Line 7 causes later triangles to occlude earlier triangles in temp. This "painter's algorithm" occlusion ordering is in lieu of a hidden-surface algorithm, which you will learn about later in the course.

Line 9 implements a box filter, i.e. all subpixel positions are given equal weight. By modifying this interpolation formula to include a weight that varies with subpixel position relative to the center of the filter kernel, you can implement other reconstruction filters.

Line 10 causes the screen to be updated after all triangles have been rendered at each subpixel position, thus implementing a kind of progressive refinement. This is the required functionality. If you want to see your scan converter run faster, provide a check box that allows the user to disable display until the end of the scan conversion process.

If your progressive refinement is working correctly, what you should see is: after the first supersample location -> a canvas with all triangles at full intensity but with jaggies, after the second -> an average of two full-intensity images that are slightly spatially offset from one another, producing a bit of blurring, and after all s positions -> a nicely antialiased image. This week's lecture notes include a link to examples of antialiased images. Look also at figure 3.56 in the text. The method they use to produce that figure is different (that is prefiltering, not supersampling and averaging down), but the visual effects are similar.

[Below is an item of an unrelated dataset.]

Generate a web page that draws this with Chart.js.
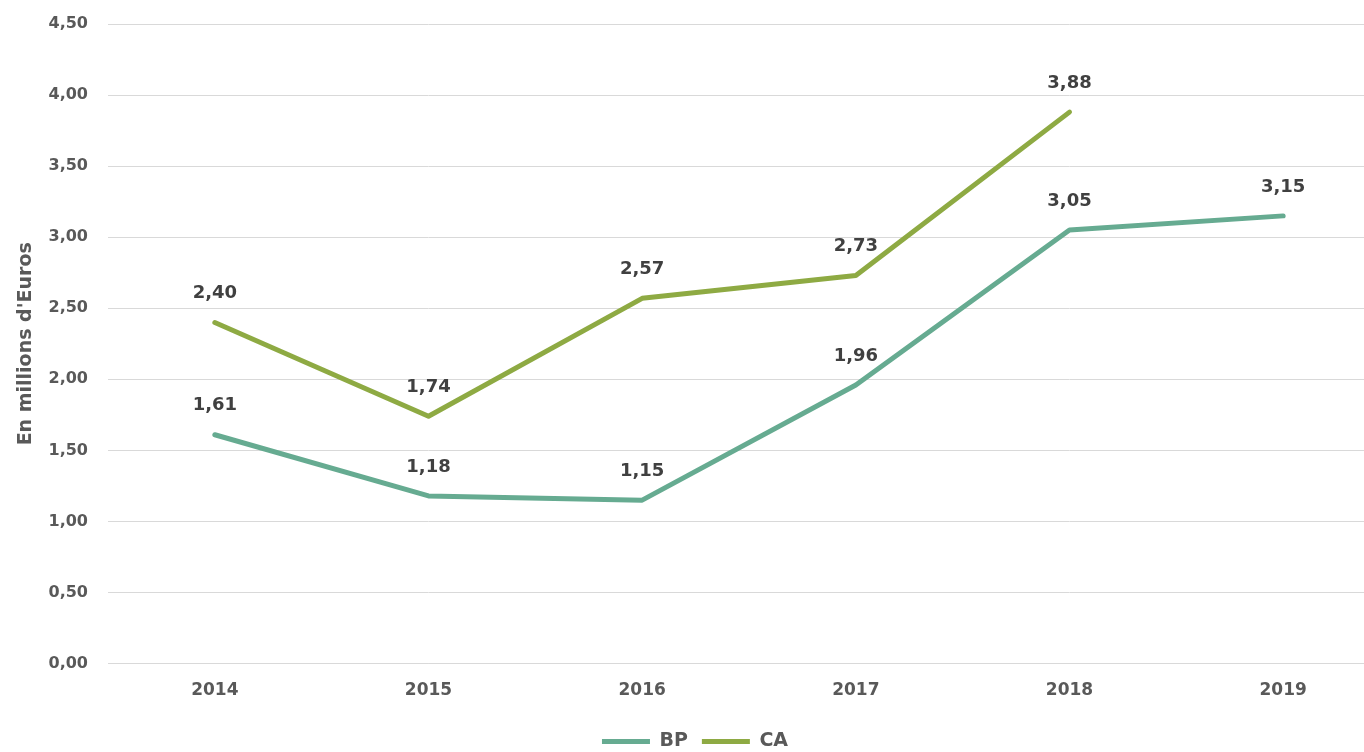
<!DOCTYPE html>
<html>
<head>
<meta charset="utf-8">
<script src="https://cdn.jsdelivr.net/npm/chart.js@4/dist/chart.umd.min.js"></script>
<style>
  html, body { margin: 0; padding: 0; background: #fff; overflow: hidden; }
  #wrap { width: 1390px; height: 752px; }
</style>
</head>
<body>
<div id="wrap"><canvas id="chart"></canvas></div>
<script>
// données du graphique
let years = ['2014', '2015', '2016', '2017', '2018', '2019'];
let bpValues = [1.61, 1.18, 1.15, 1.96, 3.05, 3.15];
let caValues = [2.40, 1.74, 2.57, 2.73, 3.88, null];
let yTicks = [0, 0.5, 1, 1.5, 2, 2.5, 3, 3.5, 4, 4.5];

let fmt = (v) => v.toFixed(2).replace('.', ',');
let FONT = '"DejaVu Sans", sans-serif';

// étiquettes au-dessus des points
let pointLabels = {
    id: 'pointLabels',
    afterDatasetsDraw(chart) {
        let ctx = chart.ctx;
        ctx.save();
        ctx.font = 'bold 18px ' + FONT;
        ctx.fillStyle = '#404040';
        ctx.textAlign = 'center';
        ctx.textBaseline = 'middle';
        chart.data.datasets.forEach((ds, i) => {
            chart.getDatasetMeta(i).data.forEach((pt, j) => {
                if (ds.data[j] == null) return;
                ctx.fillText(fmt(ds.data[j]), pt.x, pt.y - 29);
            });
        });
        ctx.restore();
    }
};

new Chart(document.getElementById('chart'), {
    type: 'line',
    data: {
        labels: years,
        datasets: [
            {
                label: 'BP',
                data: bpValues,
                borderColor: '#66ab91',
                backgroundColor: '#66ab91',
                borderWidth: 5,
                borderCapStyle: 'round',
                borderJoinStyle: 'round',
                pointRadius: 0,
                tension: 0
            },
            {
                label: 'CA',
                data: caValues,
                borderColor: '#8eaa43',
                backgroundColor: '#8eaa43',
                borderWidth: 5,
                borderCapStyle: 'round',
                borderJoinStyle: 'round',
                pointRadius: 0,
                tension: 0
            }
        ]
    },
    options: {
        responsive: true,
        maintainAspectRatio: false,
        animation: false,
        layout: { padding: { top: 0, right: 0, left: 0, bottom: -9 } },
        plugins: {
            legend: {
                position: 'bottom',
                labels: {
                    usePointStyle: true,
                    pointStyle: 'line',
                    pointStyleWidth: 48,
                    boxHeight: 5,
                    padding: 14,
                    color: '#595959',
                    font: { family: FONT, size: 19, weight: 'bold' }
                }
            },
            tooltip: { enabled: false }
        },
        scales: {
            x: {
                offset: true,
                grid: { display: false, drawTicks: false },
                border: { color: '#d9d9d9', width: 1 },
                ticks: {
                    color: '#595959',
                    padding: 17,
                    font: { family: FONT, size: 17, weight: 'bold' }
                }
            },
            y: {
                min: 0,
                max: 4.5,
                afterBuildTicks: (axis) => { axis.ticks = yTicks.map(v => ({ value: v })); },
                afterFit: (axis) => { axis.width = 108; },
                grid: { color: '#d9d9d9', lineWidth: 1, drawTicks: false },
                border: { display: false },
                ticks: {
                    color: '#595959',
                    padding: 20,
                    callback: (v) => fmt(v),
                    font: { family: FONT, size: 16, weight: 'bold', lineHeight: 0.5 }
                },
                title: {
                    display: true,
                    text: "En millions d'Euros",
                    color: '#595959',
                    padding: { top: 15, bottom: 0 },
                    font: { family: FONT, size: 19, weight: 'bold' }
                }
            }
        }
    },
    plugins: [pointLabels]
});
</script>
</body>
</html>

One final hint. For large numbers of samples (i.e. large values of s), line 9 will yield significant quantization artifacts. In these situations, you may need to use canvas arrays of 16-bit or 32-bit integers (one each for R,G, and B), sum your temp images into this array without first scaling each contribution (i.e. don't scale by 1/i), then normalize into a third array of 8-bit per color component pixels for display on the SGI. I don't require that you implement this, but if you do, you will have the pleasure of being able to progressively refine your images even for large s.